## The exercise:
Skip all pictures. Write out the data below from its first line through the line that contains "2.08, 1.55, 1.17, 0.79, 0.57, 0.38, 0.26, 0.23, 0.19, 0.08]".

[start Dataset excerpt]

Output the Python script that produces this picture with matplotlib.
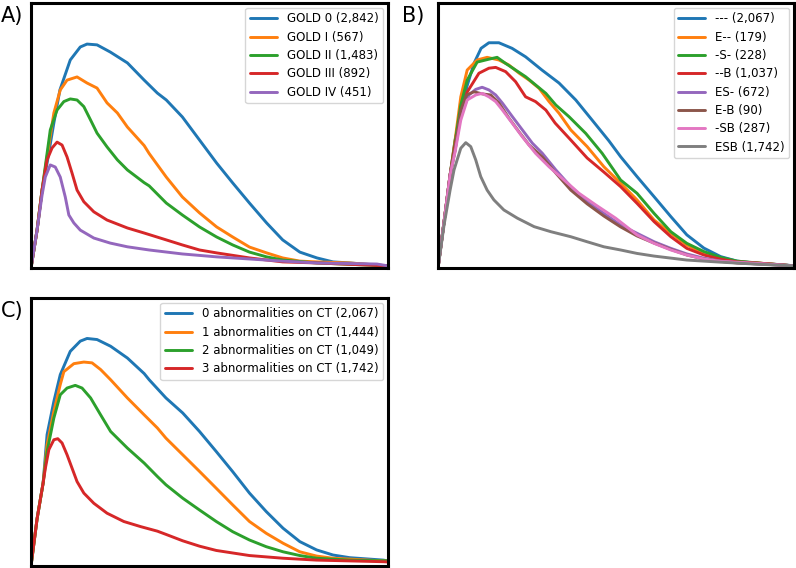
import matplotlib
matplotlib.use('Agg')
import matplotlib.pyplot as plt

# x: % of expired volume, y: flow (scaled so that the axes top is 10)

# ---- A) GOLD stages
gold_labels = ['GOLD 0 (2,842)', 'GOLD I (567)', 'GOLD II (1,483)', 'GOLD III (892)', 'GOLD IV (451)']

gold0_x = [0, 1.7, 3.1, 4.5, 6.4, 8.1, 11.0, 13.8, 15.7, 18.5, 22.2, 27.0, 31.7, 35.4, 37.9, 42.4, 47.2,
           52.0, 56.5, 61.2, 66.0, 70.5, 75.3, 80.1, 84.6, 89.3, 96.9, 100]
gold0_y = [0, 1.43, 2.94, 3.96, 5.47, 6.72, 7.85, 8.34, 8.45, 8.42, 8.15, 7.74, 7.09, 6.60, 6.34, 5.70, 4.83,
           3.96, 3.21, 2.45, 1.70, 1.06, 0.60, 0.38, 0.23, 0.19, 0.11, 0.08]

gold1_x = [0, 1.7, 3.1, 4.5, 6.4, 8.2, 10.1, 12.9, 15.7, 18.5, 21.3, 24.2, 27.0, 31.7, 33.1, 37.9, 42.4,
           47.2, 52.0, 56.5, 61.2, 66.0, 70.5, 75.3, 80.1, 89.3, 100]
gold1_y = [0, 1.43, 2.94, 4.19, 5.85, 6.72, 7.09, 7.21, 6.98, 6.79, 6.23, 5.85, 5.32, 4.62, 4.32, 3.43, 2.68,
           2.08, 1.55, 1.17, 0.79, 0.57, 0.38, 0.26, 0.23, 0.19, 0.08]

gold2_x = [0, 1.7, 3.1, 5.4, 7.3, 9.2, 11.0, 12.9, 14.8, 16.7, 18.5, 21.3, 24.2, 27.0, 31.7, 33.1, 37.9,
           42.4, 47.2, 52.0, 56.5, 61.2, 66.0, 70.5, 80.1, 100]
gold2_y = [0, 1.43, 2.94, 5.21, 5.96, 6.28, 6.38, 6.34, 6.09, 5.58, 5.09, 4.57, 4.08, 3.70, 3.22, 3.10, 2.45,
           2.00, 1.55, 1.17, 0.87, 0.60, 0.42, 0.30, 0.19, 0.08]

gold3_x = [0, 1.7, 3.1, 4.5, 5.9, 7.3, 8.7, 10.1, 11.5, 12.9, 14.8, 17.6, 21.3, 27.0, 31.7, 37.9, 42.4,
           47.2, 52.0, 61.2, 70.5, 80.1, 100]
gold3_y = [0, 1.43, 2.94, 4.08, 4.53, 4.75, 4.64, 4.19, 3.58, 2.94, 2.50, 2.12, 1.81, 1.51, 1.32, 1.06, 0.87,
           0.68, 0.57, 0.38, 0.23, 0.19, 0.08]

gold4_x = [0, 1.7, 3.1, 4.0, 5.4, 6.8, 8.2, 9.6, 10.6, 12.0, 13.8, 17.6, 22.2, 27.0, 33.1, 42.4, 52.0,
           61.2, 70.5, 80.1, 96.9, 100]
gold4_y = [0, 1.43, 2.75, 3.43, 3.89, 3.81, 3.43, 2.68, 2.00, 1.70, 1.43, 1.13, 0.94, 0.80, 0.68, 0.53, 0.42,
           0.34, 0.26, 0.19, 0.15, 0.08]

# ---- B) emphysema / small airways / bronchial wall combinations
esb_labels = ['--- (2,067)', 'E-- (179)', '-S- (228)', '--B (1,037)', 'ES- (672)', 'E-B (90)', '-SB (287)', 'ESB (1,742)']

none_x = [0, 1.7, 3.4, 4.8, 6.5, 8.1, 10.1, 12.1, 14.3, 17.1, 20.8, 24.6, 29.2, 34.0, 38.7, 43.3, 48.0,
          51.3, 55.9, 60.7, 65.4, 69.9, 74.7, 79.4, 84.0, 88.8, 98.0, 100]
none_y = [0, 1.74, 3.51, 4.83, 5.77, 6.84, 7.72, 8.29, 8.50, 8.50, 8.29, 7.97, 7.47, 6.98, 6.34, 5.58, 4.80,
          4.20, 3.45, 2.69, 1.94, 1.25, 0.75, 0.43, 0.26, 0.19, 0.11, 0.08]

e_x = [0, 1.7, 3.4, 4.8, 6.4, 8.2, 11.0, 13.8, 17.1, 19.9, 22.8, 25.6, 28.4, 31.2, 34.0, 37.3, 41.9,
       46.6, 51.3, 55.9, 60.7, 65.4, 69.9, 74.7, 79.4, 84.0, 90.6, 100]
e_y = [0, 1.74, 3.51, 4.83, 6.46, 7.47, 7.85, 7.95, 7.85, 7.66, 7.35, 7.09, 6.78, 6.28, 5.84, 5.21, 4.58,
       3.82, 3.20, 2.57, 1.81, 1.31, 0.87, 0.55, 0.37, 0.24, 0.18, 0.08]

s_x = [0, 1.7, 3.4, 4.8, 6.4, 8.2, 11.0, 14.3, 16.6, 19.0, 21.8, 24.6, 27.4, 30.3, 33.1, 36.8, 41.5,
       46.1, 51.3, 55.9, 60.7, 65.4, 69.9, 74.7, 79.4, 84.0, 90.6, 100]
s_y = [0, 1.74, 3.51, 4.75, 6.15, 7.09, 7.77, 7.88, 7.95, 7.72, 7.47, 7.22, 6.91, 6.59, 6.15, 5.71, 5.08,
       4.33, 3.32, 2.82, 2.06, 1.37, 0.93, 0.62, 0.40, 0.26, 0.18, 0.08]

b_x = [0, 1.7, 3.4, 4.8, 6.4, 8.2, 11.5, 14.3, 16.2, 19.0, 21.8, 24.6, 27.4, 30.3, 32.9, 37.3, 41.9,
       46.6, 51.3, 55.9, 60.7, 65.4, 69.9, 74.7, 79.4, 84.0, 90.6, 100]
b_y = [0, 1.74, 3.51, 4.64, 5.77, 6.64, 7.35, 7.54, 7.57, 7.41, 7.03, 6.46, 6.28, 5.96, 5.47, 4.83, 4.15,
       3.62, 3.07, 2.44, 1.75, 1.18, 0.74, 0.49, 0.33, 0.23, 0.18, 0.08]

es_x = [0, 1.7, 3.4, 4.8, 6.4, 8.7, 10.6, 12.4, 14.3, 16.2, 18.1, 20.9, 23.7, 26.5, 29.3, 33.1, 37.3,
        41.9, 46.6, 51.3, 55.9, 60.7, 65.4, 69.9, 74.7, 79.4, 84.0, 90.6, 100]
es_y = [0, 1.74, 3.51, 4.45, 5.77, 6.53, 6.74, 6.82, 6.72, 6.53, 6.22, 5.71, 5.21, 4.71, 4.33, 3.70, 3.07,
        2.50, 2.06, 1.62, 1.31, 0.99, 0.74, 0.53, 0.37, 0.26, 0.20, 0.15, 0.08]

eb_x = [0, 1.7, 3.4, 4.8, 6.4, 8.1, 10.1, 12.4, 14.8, 17.1, 19.9, 22.8, 25.6, 29.3, 33.1, 37.3, 41.9,
        46.6, 51.3, 55.9, 60.7, 65.4, 69.9, 74.7, 79.4, 84.0, 90.6, 100]
eb_y = [0, 1.74, 3.51, 4.45, 5.96, 6.53, 6.65, 6.57, 6.53, 6.23, 5.66, 5.13, 4.64, 4.19, 3.58, 2.94, 2.42,
        1.96, 1.55, 1.21, 0.94, 0.70, 0.49, 0.34, 0.25, 0.19, 0.15, 0.08]

sb_x = [0, 1.7, 3.4, 4.8, 6.4, 8.2, 10.6, 12.4, 14.3, 16.2, 18.1, 20.9, 23.7, 27.4, 31.2, 34.9, 39.6,
        44.3, 49.9, 55.9, 60.7, 65.4, 69.9, 74.7, 79.4, 88.8, 100]
sb_y = [0, 1.74, 3.51, 4.38, 5.58, 6.34, 6.53, 6.59, 6.46, 6.28, 5.96, 5.46, 4.95, 4.33, 3.82, 3.38, 2.82,
        2.38, 1.88, 1.25, 0.93, 0.68, 0.49, 0.34, 0.25, 0.18, 0.08]

esb_x = [0, 1.7, 3.4, 4.5, 6.4, 7.8, 9.2, 10.6, 12.0, 13.8, 15.7, 18.5, 22.3, 27.0, 31.7, 37.3, 41.9,
         46.6, 51.3, 55.9, 60.7, 69.9, 79.4, 88.8, 100]
esb_y = [0, 1.62, 2.94, 3.70, 4.52, 4.73, 4.58, 4.08, 3.45, 2.94, 2.57, 2.19, 1.88, 1.56, 1.37, 1.18, 0.99,
         0.80, 0.68, 0.55, 0.45, 0.30, 0.22, 0.15, 0.08]

# ---- C) number of CT abnormalities
ct_labels = ['0 abnormalities on CT (2,067)', '1 abnormalities on CT (1,444)',
             '2 abnormalities on CT (1,049)', '3 abnormalities on CT (1,742)']

ct0_x = [0, 1.7, 3.4, 4.5, 6.4, 8.2, 11.0, 13.8, 15.7, 18.5, 22.3, 27.0, 31.7, 33.1, 37.8, 42.5, 47.2,
         51.9, 56.5, 61.2, 65.9, 70.6, 75.3, 80.0, 84.6, 89.3, 98.7, 100]
ct0_y = [0, 1.76, 3.10, 4.90, 6.14, 7.14, 8.01, 8.39, 8.49, 8.45, 8.20, 7.76, 7.18, 6.95, 6.27, 5.71, 5.02,
         4.27, 3.52, 2.72, 2.03, 1.41, 0.91, 0.60, 0.41, 0.31, 0.22, 0.19]

ct1_x = [0, 1.7, 3.4, 4.5, 6.4, 8.2, 9.2, 12.0, 14.8, 17.1, 19.5, 22.3, 27.0, 31.7, 35.4, 37.8, 42.5,
         47.2, 51.9, 56.5, 61.2, 65.9, 70.6, 75.3, 80.0, 84.6, 98.7, 100]
ct1_y = [0, 1.76, 3.10, 4.52, 5.77, 6.77, 7.25, 7.55, 7.61, 7.58, 7.33, 6.95, 6.27, 5.64, 5.15, 4.77, 4.15,
         3.53, 2.90, 2.28, 1.66, 1.22, 0.85, 0.53, 0.37, 0.29, 0.19, 0.19]

ct2_x = [0, 1.7, 3.4, 4.5, 6.4, 8.2, 10.1, 12.4, 14.3, 16.7, 19.5, 22.3, 27.0, 31.7, 35.4, 37.8, 42.5,
         47.2, 51.9, 56.5, 61.2, 65.9, 70.6, 75.3, 80.0, 89.3, 100]
ct2_y = [0, 1.76, 3.10, 4.27, 5.52, 6.39, 6.64, 6.74, 6.64, 6.27, 5.64, 5.02, 4.40, 3.84, 3.34, 3.03, 2.53,
         2.09, 1.66, 1.28, 0.97, 0.72, 0.53, 0.39, 0.29, 0.22, 0.19]

ct3_x = [0, 1.7, 3.4, 4.0, 5.0, 6.4, 7.5, 8.7, 10.1, 11.5, 12.9, 14.8, 17.6, 21.3, 26.0, 30.7, 35.4,
         37.8, 42.5, 47.2, 51.9, 61.2, 70.6, 80.0, 98.7, 100]
ct3_y = [0, 1.76, 3.10, 3.63, 4.34, 4.71, 4.75, 4.59, 4.15, 3.65, 3.15, 2.72, 2.34, 1.97, 1.66, 1.47, 1.30,
         1.18, 0.94, 0.74, 0.58, 0.39, 0.29, 0.22, 0.16, 0.15]


W, H = 796, 568
fig = plt.figure(figsize=(W / 100, H / 100), dpi=100)


def make_axes(x0, y0, x1, y1):
    # pixel box (left, top, right, bottom) -> figure fraction
    ax = fig.add_axes([x0 / W, 1 - y1 / H, (x1 - x0) / W, (y1 - y0) / H])
    ax.set_xlim(0, 100)
    ax.set_ylim(0, 10)
    ax.set_xticks([])
    ax.set_yticks([])
    for sp in ax.spines.values():
        sp.set_linewidth(2.2)
        sp.set_color('black')
    return ax


def draw(ax, xs, ys, labels):
    for i, (x, y) in enumerate(zip(xs, ys)):
        ax.plot(x, y, color='C%d' % i, lw=2.1, label=labels[i],
                solid_joinstyle='round', solid_capstyle='round')
    ax.legend(loc='upper right', fontsize=8.5, handlelength=2.3, borderaxespad=0.4,
              labelspacing=0.45, framealpha=0.8)


axA = make_axes(31, 3, 388, 268)
draw(axA, [gold0_x, gold1_x, gold2_x, gold3_x, gold4_x],
     [gold0_y, gold1_y, gold2_y, gold3_y, gold4_y], gold_labels)

axB = make_axes(438, 3, 794, 268)
draw(axB, [none_x, e_x, s_x, b_x, es_x, eb_x, sb_x, esb_x],
     [none_y, e_y, s_y, b_y, es_y, eb_y, sb_y, esb_y], esb_labels)

axC = make_axes(31, 298, 388, 566)
draw(axC, [ct0_x, ct1_x, ct2_x, ct3_x],
     [ct0_y, ct1_y, ct2_y, ct3_y], ct_labels)

fig.text(1 / W, 1 - 16 / H, 'A)', fontsize=15, va='center', ha='left')
fig.text(402 / W, 1 - 16 / H, 'B)', fontsize=15, va='center', ha='left')
fig.text(1 / W, 1 - 311 / H, 'C)', fontsize=15, va='center', ha='left')

fig.savefig('out.png', dpi=100)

[end Dataset excerpt]

## Complete output:
Output the Python script that produces this picture with matplotlib.
import matplotlib
matplotlib.use('Agg')
import matplotlib.pyplot as plt

# x: % of expired volume, y: flow (scaled so that the axes top is 10)

# ---- A) GOLD stages
gold_labels = ['GOLD 0 (2,842)', 'GOLD I (567)', 'GOLD II (1,483)', 'GOLD III (892)', 'GOLD IV (451)']

gold0_x = [0, 1.7, 3.1, 4.5, 6.4, 8.1, 11.0, 13.8, 15.7, 18.5, 22.2, 27.0, 31.7, 35.4, 37.9, 42.4, 47.2,
           52.0, 56.5, 61.2, 66.0, 70.5, 75.3, 80.1, 84.6, 89.3, 96.9, 100]
gold0_y = [0, 1.43, 2.94, 3.96, 5.47, 6.72, 7.85, 8.34, 8.45, 8.42, 8.15, 7.74, 7.09, 6.60, 6.34, 5.70, 4.83,
           3.96, 3.21, 2.45, 1.70, 1.06, 0.60, 0.38, 0.23, 0.19, 0.11, 0.08]

gold1_x = [0, 1.7, 3.1, 4.5, 6.4, 8.2, 10.1, 12.9, 15.7, 18.5, 21.3, 24.2, 27.0, 31.7, 33.1, 37.9, 42.4,
           47.2, 52.0, 56.5, 61.2, 66.0, 70.5, 75.3, 80.1, 89.3, 100]
gold1_y = [0, 1.43, 2.94, 4.19, 5.85, 6.72, 7.09, 7.21, 6.98, 6.79, 6.23, 5.85, 5.32, 4.62, 4.32, 3.43, 2.68,
           2.08, 1.55, 1.17, 0.79, 0.57, 0.38, 0.26, 0.23, 0.19, 0.08]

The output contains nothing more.